Tall, charming and an excellent horseman, Arne Koets is the quintessential ‘knight in shining armour.’ But, as Isobel Uden finds out, there’s more to life as a 21st century jousting knight than meets the eye.
Born in the Netherlands, but now based in Germany, Arne rode in his first joust in 2002, having only started riding eight months earlier. He is now established as one of an elite few in the world practising the martial arts of the medieval knight to a standard comparable with the real chivalric warriors of the Middle Ages.
Interested in military history from a young age and having studied archaeology at the University of Amsterdam, Arne is concerned with the science as well as the art of historical interpretation. He strives not just for historical accuracy, but authenticity, a subtle, but important distinction, according to Arne.

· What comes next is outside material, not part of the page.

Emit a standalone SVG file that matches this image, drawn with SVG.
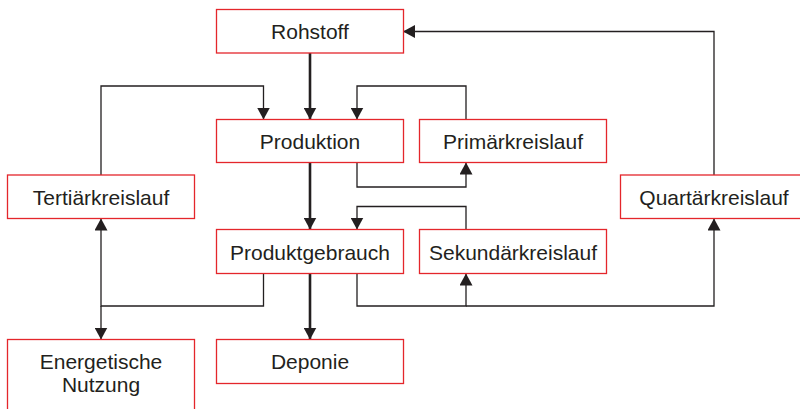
<svg xmlns="http://www.w3.org/2000/svg" width="800" height="409" viewBox="0 0 800 409">
<style>
.box{fill:#fff;stroke:#e4262b;stroke-width:1.3}
.t{font-family:"Liberation Sans",Arial,sans-serif;font-size:21px;fill:#231f20;text-anchor:middle}
.c{fill:none;stroke:#231f20;stroke-width:1.3}
.k{fill:none;stroke:#231f20;stroke-width:2.6}
</style>
<defs>
<marker id="a" viewBox="0 0 12 13" refX="12" refY="6.5" markerWidth="12" markerHeight="13" markerUnits="userSpaceOnUse" orient="auto">
<path d="M0,0 L12,6.5 L0,13 z" fill="#231f20"/>
</marker>
</defs>
<rect width="800" height="409" fill="#fff"/>
<g id="connectors">
<path class="k" d="M310,53 V119.5" marker-end="url(#a)"/>
<path class="c" d="M101,175 V86 H263.5 V119.5" marker-end="url(#a)"/>
<path class="c" d="M466,119.5 V86 H357 V119.5" marker-end="url(#a)"/>
<path class="c" d="M357,162.5 V187 H466 V162.5" marker-end="url(#a)"/>
<path class="k" d="M310,162.5 V229.5" marker-end="url(#a)"/>
<path class="c" d="M466,229.5 V206.5 H357 V229.5" marker-end="url(#a)"/>
<path class="c" d="M357,273.5 V306 H466 V273.5" marker-end="url(#a)"/>
<path class="c" d="M466,306 H714 V218.5" marker-end="url(#a)"/>
<path class="c" d="M714,175 V31.5 H403" marker-end="url(#a)"/>
<path class="c" d="M263.5,273.5 V306 H101 V218.5" marker-end="url(#a)"/>
<path class="c" d="M101,306 V339.5" marker-end="url(#a)"/>
<path class="k" d="M310,273.5 V339.5" marker-end="url(#a)"/>
</g>
<g id="rohstoff"><rect class="box" x="216.5" y="9.5" width="187" height="43.5"/><text class="t" x="310" y="39">Rohstoff</text></g>
<g id="produktion"><rect class="box" x="216.5" y="119.5" width="187" height="43"/><text class="t" x="310" y="149">Produktion</text></g>
<g id="primaerkreislauf"><rect class="box" x="419.5" y="119.5" width="187" height="43"/><text class="t" x="513" y="149">Primärkreislauf</text></g>
<g id="tertiaerkreislauf"><rect class="box" x="7.5" y="175" width="187" height="43.5"/><text class="t" x="101" y="204.5">Tertiärkreislauf</text></g>
<g id="quartaerkreislauf"><rect class="box" x="620.5" y="175" width="187" height="43.5"/><text class="t" x="714" y="204.5">Quartärkreislauf</text></g>
<g id="produktgebrauch"><rect class="box" x="216.5" y="229.5" width="187" height="44"/><text class="t" x="310" y="259.5">Produktgebrauch</text></g>
<g id="sekundaerkreislauf"><rect class="box" x="419.5" y="229.5" width="187" height="44"/><text class="t" x="513" y="259.5">Sekundärkreislauf</text></g>
<g id="energetische-nutzung"><rect class="box" x="7.5" y="339.5" width="187" height="88"/><text class="t" x="101" y="368.5">Energetische</text><text class="t" x="101" y="392">Nutzung</text></g>
<g id="deponie"><rect class="box" x="216.5" y="339.5" width="187" height="44"/><text class="t" x="310" y="369">Deponie</text></g>
</svg>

What this means in practice is that he lives and breathes jousting. Having worked for the Royal Armouries in Leeds as a rider/swordsman, along with the Dutch Army museum in Delft he now runs his own business, planning and performing in tournaments all over Europe and as far afield as Australia.
“Arne regularly works close to a hundred hour week, and an eighteen hour day is deemed ‘lazy’”

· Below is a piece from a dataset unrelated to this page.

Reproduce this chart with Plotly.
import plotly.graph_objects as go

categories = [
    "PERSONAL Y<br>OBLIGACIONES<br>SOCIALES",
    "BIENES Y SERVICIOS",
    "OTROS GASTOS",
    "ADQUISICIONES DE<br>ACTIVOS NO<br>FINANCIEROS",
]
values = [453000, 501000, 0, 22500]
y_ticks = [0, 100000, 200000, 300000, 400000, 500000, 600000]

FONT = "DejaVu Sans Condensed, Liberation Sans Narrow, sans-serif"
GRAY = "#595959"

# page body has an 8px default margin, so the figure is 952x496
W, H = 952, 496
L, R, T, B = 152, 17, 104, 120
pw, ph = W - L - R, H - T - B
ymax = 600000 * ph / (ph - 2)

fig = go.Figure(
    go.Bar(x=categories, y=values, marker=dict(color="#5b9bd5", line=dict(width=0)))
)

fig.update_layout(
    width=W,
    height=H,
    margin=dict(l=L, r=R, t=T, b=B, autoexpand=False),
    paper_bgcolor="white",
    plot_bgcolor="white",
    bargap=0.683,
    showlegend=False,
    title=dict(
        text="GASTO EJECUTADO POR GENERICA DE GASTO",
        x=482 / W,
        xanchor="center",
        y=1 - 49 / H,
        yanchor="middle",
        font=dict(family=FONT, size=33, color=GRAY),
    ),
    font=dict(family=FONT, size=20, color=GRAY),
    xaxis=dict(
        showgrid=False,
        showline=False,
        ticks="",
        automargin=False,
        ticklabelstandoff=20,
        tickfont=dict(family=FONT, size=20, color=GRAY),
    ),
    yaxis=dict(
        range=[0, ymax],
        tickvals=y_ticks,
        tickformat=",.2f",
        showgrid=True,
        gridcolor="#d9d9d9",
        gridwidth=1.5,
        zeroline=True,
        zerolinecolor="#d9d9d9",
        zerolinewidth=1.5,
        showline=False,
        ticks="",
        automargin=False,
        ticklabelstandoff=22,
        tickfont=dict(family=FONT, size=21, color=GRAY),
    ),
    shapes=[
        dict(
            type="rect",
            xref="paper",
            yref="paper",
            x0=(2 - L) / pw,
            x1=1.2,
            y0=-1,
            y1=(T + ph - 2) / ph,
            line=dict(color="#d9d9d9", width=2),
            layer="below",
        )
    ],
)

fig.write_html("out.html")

This determined and focused mindset is illustrated by Arne’s approach to learning to ride. In the early days, he suffered two extremely bad accidents, which by rights should have put him off for good. But motivated by an inexpressible drive to persevere, and aided by fellow jouster Joram Van Essen, who despite insisting that he couldn’t teach, gave Arne the tools to achieve what is most elusive in riding; ‘feel’.

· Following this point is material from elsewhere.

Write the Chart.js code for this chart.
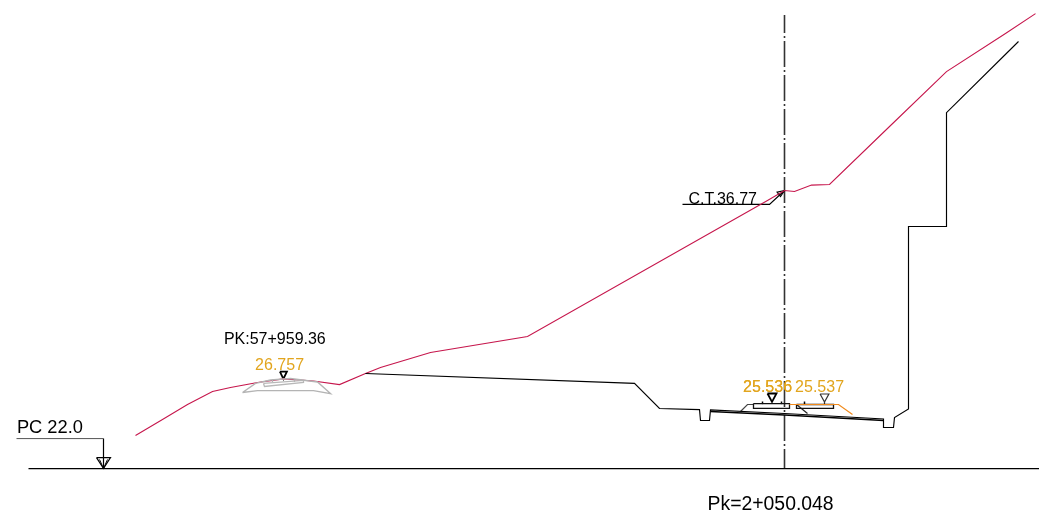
<!DOCTYPE html>
<html>
<head>
<meta charset="utf-8">
<title>Pk=2+050.048</title>
<script src="https://cdn.jsdelivr.net/npm/chart.js@4/dist/chart.umd.min.js"></script>
<style>
    html, body { margin: 0; padding: 0; background: #fff; }
    canvas { display: block; }
</style>
</head>
<body>
<canvas id="sectionChart" width="1039" height="518"></canvas>
<script>
// every list: offset from the axis (x) and elevation in metres (e)
const terrainX = [-32.45, -31.10, -29.85, -28.60, -27.70, -26.35, -25.05, -23.55, -22.25, -20.95, -20.20, -17.70, -12.85, -0.85, 0, 0.50, 1.35, 2.25, 5.20, 8.10, 11.05, 12.55];
const terrainE = [23.75, 24.60, 25.40, 26.09, 26.30, 26.57, 26.76, 26.65, 26.46, 27.05, 27.37, 28.16, 29.01, 36.24, 36.77, 36.72, 37.06, 37.09, 40.12, 43.09, 45.11, 46.17];

const profileX = [-20.95, -7.50, -6.25, -4.25, -4.20, -3.75, -3.70, 0, 4.95, 4.95, 5.45, 5.50, 6.20, 6.20, 8.10, 8.10, 11.70];
const profileE = [27.05, 26.52, 25.19, 25.13, 24.55, 24.55, 25.11, 24.92, 24.63, 24.18, 24.18, 24.71, 25.16, 34.86, 34.86, 40.91, 44.69];

const roadX = [-3.70, 0, 4.95];
const roadE = [25.03, 24.84, 24.55];

const slabLeftX = [-1.55, 0.25, 0.25, -1.55, -1.55];
const slabLeftE = [25.45, 25.45, 25.19, 25.19, 25.45];
const slabRightX = [0.60, 2.45, 2.45, 0.60, 0.60];
const slabRightE = [25.40, 25.40, 25.19, 25.19, 25.40];
const shoulderLeftX = [-2.20, -1.85, -1.55];
const shoulderLeftE = [25.03, 25.40, 25.40];
const shoulderRightX = [0.60, 1.15];
const shoulderRightE = [25.40, 24.92];
const railAX = [-1.10, -1.10];
const railBX = [-0.15, -0.15];
const railCX = [1.00, 1.00];
const railE = [25.42, 25.56];

const orangeX = [0.25, 2.70, 3.40];
const orangeE = [25.40, 25.40, 24.87];

const oldOutlineX = [-27.10, -26.45, -25.70, -24.70, -23.35, -22.70, -23.55, -26.35, -27.10];
const oldOutlineE = [26.04, 26.52, 26.70, 26.78, 26.60, 25.98, 26.14, 26.14, 26.04];
const oldSlabX = [-26.05, -24.05, -24.05, -26.00, -26.05];
const oldSlabE = [26.52, 26.68, 26.57, 26.36, 26.52];
const oldRailAX = [-25.60, -25.60];
const oldRailBX = [-24.50, -24.50];
const oldRailE = [26.73, 26.60];

const mark1X = [-0.85, -0.40, -0.625, -0.85];
const mark1E = [25.985, 25.985, 25.536, 25.985];
const mark2X = [1.78, 2.22, 2.00, 1.78];
const mark2E = [25.96, 25.96, 25.537, 25.96];
const mark2StemX = [2.00, 2.00];
const mark2StemE = [25.537, 25.40];
const mark3X = [-25.23, -24.88, -25.055, -25.23];
const mark3E = [27.15, 27.15, 26.757, 27.15];

const pcLeaderX = [-38.40, -34.05];
const pcLeaderE = [23.59, 23.59];
const pcStemX = [-34.05, -34.05];
const pcStemE = [23.59, 22.0];
const pcMarkX = [-34.40, -33.70, -34.05, -34.40];
const pcMarkE = [22.58, 22.58, 22.0, 22.58];
const pcInnerX = [-34.25, -34.05, -33.85];
const pcInnerE = [22.48, 22.0, 22.48];

const ctLeaderX = [-5.10, -0.75, 0];
const ctLeaderE = [36.03, 36.03, 36.77];
const ctArrowX = [0, -0.37, -0.20, 0];
const ctArrowE = [36.77, 36.68, 36.45, 36.77];

const baseX = [-37.80, 12.725];
const baseE = [22.0, 22.0];
const axisX = [0, 0];
const axisE = [46.10, 22.0];

const labelTexts = ['PK:57+959.36', '26.757', '25.536', '25.536', '25.537', 'C.T.36.77', 'PC 22.0', 'Pk=2+050.048'];
const labelX = [-28.03, -26.47, -2.07, -2.07, 0.53, -4.80, -38.38, -3.85];
const labelE = [28.64, 27.21, 26.04, 26.04, 26.04, 36.06, 23.86, 19.77];

const BLACK = '#000000';
const GOLD = '#e2a51e';
const labelColors = [BLACK, GOLD, GOLD, GOLD, GOLD, BLACK, BLACK, BLACK];
const labelSizes = [16, 16, 16, 16, 16, 16, 18.3, 19.4];

const line = (xs, es, color, width, dash) => ({
    data: xs.map((x, i) => ({ x: x, y: es[i] })),
    showLine: true,
    borderColor: color,
    borderWidth: width,
    borderDash: dash ? dash.pattern : [],
    borderDashOffset: dash ? dash.offset : 0,
    pointRadius: 0,
    tension: 0,
    fill: false
});

// texts are drawn on the canvas at their data position
const sectionLabels = {
    id: 'sectionLabels',
    afterDatasetsDraw(chart) {
        const ctx = chart.ctx;
        ctx.save();
        ctx.textAlign = 'left';
        ctx.textBaseline = 'alphabetic';
        labelTexts.forEach((text, i) => {
            ctx.font = `${labelSizes[i]}px "Liberation Sans", Arial, sans-serif`;
            ctx.fillStyle = labelColors[i];
            ctx.fillText(text, chart.scales.x.getPixelForValue(labelX[i]), chart.scales.y.getPixelForValue(labelE[i]));
        });
        ctx.restore();
    }
};

new Chart(document.querySelector('#sectionChart').getContext('2d'), {
    type: 'scatter',
    data: {
        datasets: [
            line(orangeX, orangeE, '#f08a1c', 1.2),
            line(oldOutlineX, oldOutlineE, '#b4b4b4', 1.4),
            line(oldSlabX, oldSlabE, '#b8b8b8', 1.3),
            line(oldRailAX, oldRailE, '#b4b4b4', 1.3),
            line(oldRailBX, oldRailE, '#b4b4b4', 1.3),
            line(profileX, profileE, BLACK, 1.15),
            line(roadX, roadE, BLACK, 1.6),
            line(slabLeftX, slabLeftE, '#111111', 1.3),
            line(slabRightX, slabRightE, '#111111', 1.3),
            line(shoulderLeftX, shoulderLeftE, '#444444', 1.2),
            line(shoulderRightX, shoulderRightE, '#222222', 1.2),
            line(railAX, railE, BLACK, 1.5),
            line(railBX, railE, BLACK, 1.5),
            line(railCX, railE, BLACK, 1.5),
            line(terrainX, terrainE, '#c6164c', 1.1),
            line(mark1X, mark1E, BLACK, 1.8),
            line(mark2X, mark2E, '#333333', 1.2),
            line(mark2StemX, mark2StemE, '#333333', 1.2),
            line(mark3X, mark3E, BLACK, 1.8),
            line(pcLeaderX, pcLeaderE, '#555555', 1),
            line(pcStemX, pcStemE, BLACK, 1.2),
            line(pcMarkX, pcMarkE, BLACK, 1.2),
            line(pcInnerX, pcInnerE, BLACK, 1),
            line(ctLeaderX, ctLeaderE, BLACK, 1.2),
            line(ctArrowX, ctArrowE, BLACK, 1.2),
            line(baseX, baseE, BLACK, 1.25),
            line(axisX, axisE, '#333333', 1.6, { pattern: [26, 3, 2, 3], offset: 8 })
        ]
    },
    options: {
        responsive: false,
        animation: false,
        layout: { padding: 0 },
        plugins: {
            legend: { display: false },
            tooltip: { enabled: false }
        },
        scales: {
            x: { type: 'linear', display: false, min: -39.225, max: 12.725 },
            y: { type: 'linear', display: false, min: 19.370, max: 46.894 }
        }
    },
    plugins: [sectionLabels]
});
</script>
</body>
</html>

“Now, not only can he ride down the tilt rail in a straight line towards his opponent, wielding a 3m lance with only a 5mm slit to see through, but he is capable of executing ‘high school’ dressage movements with incredible finesse.”
Arne explains that a conscious decision was made by the leading jousters to raise the standards of their riding to emulate the best traditions of classical horsemanship. For example, one account he read of hunting deer on horseback, described the need to turn the spear at the point of contact with the animal, in order to drive it in further. This suggested that the medieval rider had the expertise to go from full gallop to a pirouette on the spot, using just one hand. Therefore, achieving this level of skill became Arne’s expectation.
To be this dedicated undoubtedly has its drawbacks - lack of sleep, eating out of tins and constantly being on the road, are just a few which spring to mind! But when asked about the most rewarding aspect of his work, Arne is quick to say, “It is about the friends you make.” He describes having the opportunity to come together with people and horses, at some amazing places, and collectively achieve a spectacular tournament, which delights and inspires the audience.
It is hard to describe what the difference between historical accuracy and authenticity is, just as it’s hard to really know what life as medieval knight was like, until you meet Arne Koets.